_Stated goal_.
Starting at the first line of the listing below, repeat each line up to and including the one containing "ax.set_ylim(0.05, 480)". Leave out pictures.

_Data extract_.
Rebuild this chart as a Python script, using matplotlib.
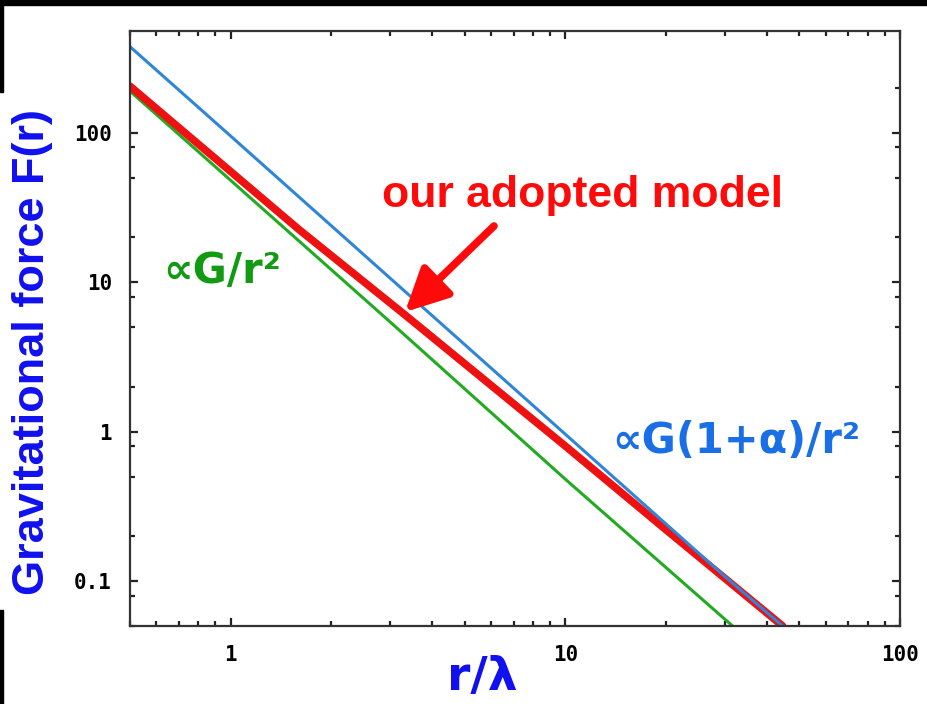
import matplotlib
matplotlib.use('Agg')
from matplotlib import pyplot as plt
from matplotlib.patches import Rectangle
from matplotlib.ticker import FixedLocator, FixedFormatter, NullFormatter

# r/lambda and force values for the three curves
r_newton = [0.5, 1.0, 3.0, 10.0, 31.6]
f_newton = [190, 48, 5.4, 0.48, 0.05]

r_enhanced = [0.5, 1.0, 3.0, 10.0, 30.0, 44.6]
f_enhanced = [377, 95, 10.6, 0.96, 0.107, 0.05]

r_model = [0.5, 1.0, 1.6, 3.3, 10.0, 20.0, 44.6]
f_model = [205, 55, 22.5, 6.1, 0.8, 0.22, 0.05]

x_major = [1, 10, 100]
x_labels = ['1', '10', '100']
y_major = [0.1, 1, 10, 100]
y_labels = ['0.1', '1', '10', '100']
y_minor = [0.08, 0.05, 0.2, 0.5, 0.8, 2, 5, 8, 20, 50, 80, 200]

fig = plt.figure(figsize=(9.28, 7.04), dpi=100)
ax = fig.add_axes([130 / 928, 78 / 704, 770 / 928, 595 / 704])

ax.plot(r_newton, f_newton, color='#22aa22', lw=2.2)
ax.plot(r_model, f_model, color='#ee1111', lw=5.5, solid_capstyle='round')
ax.plot(r_enhanced, f_enhanced, color='#2f86d9', lw=2.2)

ax.set_xscale('log')
ax.set_yscale('log')
ax.set_xlim(0.5, 100)
ax.set_ylim(0.05, 480)

ax.xaxis.set_major_locator(FixedLocator(x_major))
ax.xaxis.set_major_formatter(FixedFormatter(x_labels))
ax.xaxis.set_minor_formatter(NullFormatter())
ax.yaxis.set_major_locator(FixedLocator(y_major))
ax.yaxis.set_major_formatter(FixedFormatter(y_labels))
ax.yaxis.set_minor_locator(FixedLocator(y_minor))
ax.yaxis.set_minor_formatter(NullFormatter())

for s in ax.spines.values():
    s.set_linewidth(1.6)
    s.set_color('#333333')
ax.tick_params(which='both', direction='in', top=True, right=True, color='#222222')
ax.tick_params(which='major', length=6, width=1.6)
ax.tick_params(which='minor', length=3.5, width=1.6)
ax.tick_params(axis='x', pad=14)
ax.tick_params(axis='y', pad=13)
for lab in ax.get_xticklabels() + ax.get_yticklabels():
    lab.set_fontfamily('DejaVu Sans Mono')
    lab.set_fontweight('bold')
    lab.set_fontsize(15)

sans = ['Liberation Sans', 'DejaVu Sans']
fig.text(33 / 928, 1 - 352 / 704, 'Gravitational force F(r)', rotation=90,
         ha='center', va='center', color='#1010f0', fontsize=32.5,
         fontweight='bold', family=sans)
fig.text(482 / 928, 1 - 690 / 704, 'r/\u03bb', ha='center', va='baseline',
         color='#1010f0', fontsize=34, fontweight='bold', family='DejaVu Sans')

fig.text(582 / 928, 1 - 207 / 704, 'our adopted model', ha='center',
         va='baseline', color='#ff0a0a', fontsize=32, fontweight='bold',
         family=sans)
fig.text(163 / 928, 1 - 283 / 704, '\u221dG/r\u00b2', ha='left', va='baseline',
         color='#129a12', fontsize=30, fontweight='bold', family='DejaVu Sans')
fig.text(612 / 928, 1 - 453 / 704, '\u221dG(1+\u03b1)/r\u00b2', ha='left',
         va='baseline', color='#1a6ee6', fontsize=30, fontweight='bold',
         family='DejaVu Sans')

ax.annotate('', xy=(405 / 928, 1 - 312 / 704), xycoords='figure fraction',
            xytext=(494 / 928, 1 - 226 / 704), textcoords='figure fraction',
            arrowprops=dict(arrowstyle='-|>,head_length=2.6,head_width=1.3',
                            color='#ff0a0a', lw=5.5, shrinkA=0, shrinkB=0))

# dark border strips along the edges
fig.add_artist(Rectangle((0, 1 - 5 / 704), 1, 5 / 704, transform=fig.transFigure,
                         color='black', zorder=10))
fig.add_artist(Rectangle((0, 1 - 92 / 704), 3 / 928, 92 / 704,
                         transform=fig.transFigure, color='black', zorder=10))
fig.add_artist(Rectangle((0, 0), 3 / 928, 94 / 704, transform=fig.transFigure,
                         color='black', zorder=10))

fig.savefig('out.png', dpi=100)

_Task solution_.
Rebuild this chart as a Python script, using matplotlib.
import matplotlib
matplotlib.use('Agg')
from matplotlib import pyplot as plt
from matplotlib.patches import Rectangle
from matplotlib.ticker import FixedLocator, FixedFormatter, NullFormatter

# r/lambda and force values for the three curves
r_newton = [0.5, 1.0, 3.0, 10.0, 31.6]
f_newton = [190, 48, 5.4, 0.48, 0.05]

r_enhanced = [0.5, 1.0, 3.0, 10.0, 30.0, 44.6]
f_enhanced = [377, 95, 10.6, 0.96, 0.107, 0.05]

r_model = [0.5, 1.0, 1.6, 3.3, 10.0, 20.0, 44.6]
f_model = [205, 55, 22.5, 6.1, 0.8, 0.22, 0.05]

x_major = [1, 10, 100]
x_labels = ['1', '10', '100']
y_major = [0.1, 1, 10, 100]
y_labels = ['0.1', '1', '10', '100']
y_minor = [0.08, 0.05, 0.2, 0.5, 0.8, 2, 5, 8, 20, 50, 80, 200]

fig = plt.figure(figsize=(9.28, 7.04), dpi=100)
ax = fig.add_axes([130 / 928, 78 / 704, 770 / 928, 595 / 704])

ax.plot(r_newton, f_newton, color='#22aa22', lw=2.2)
ax.plot(r_model, f_model, color='#ee1111', lw=5.5, solid_capstyle='round')
ax.plot(r_enhanced, f_enhanced, color='#2f86d9', lw=2.2)

ax.set_xscale('log')
ax.set_yscale('log')
ax.set_xlim(0.5, 100)
ax.set_ylim(0.05, 480)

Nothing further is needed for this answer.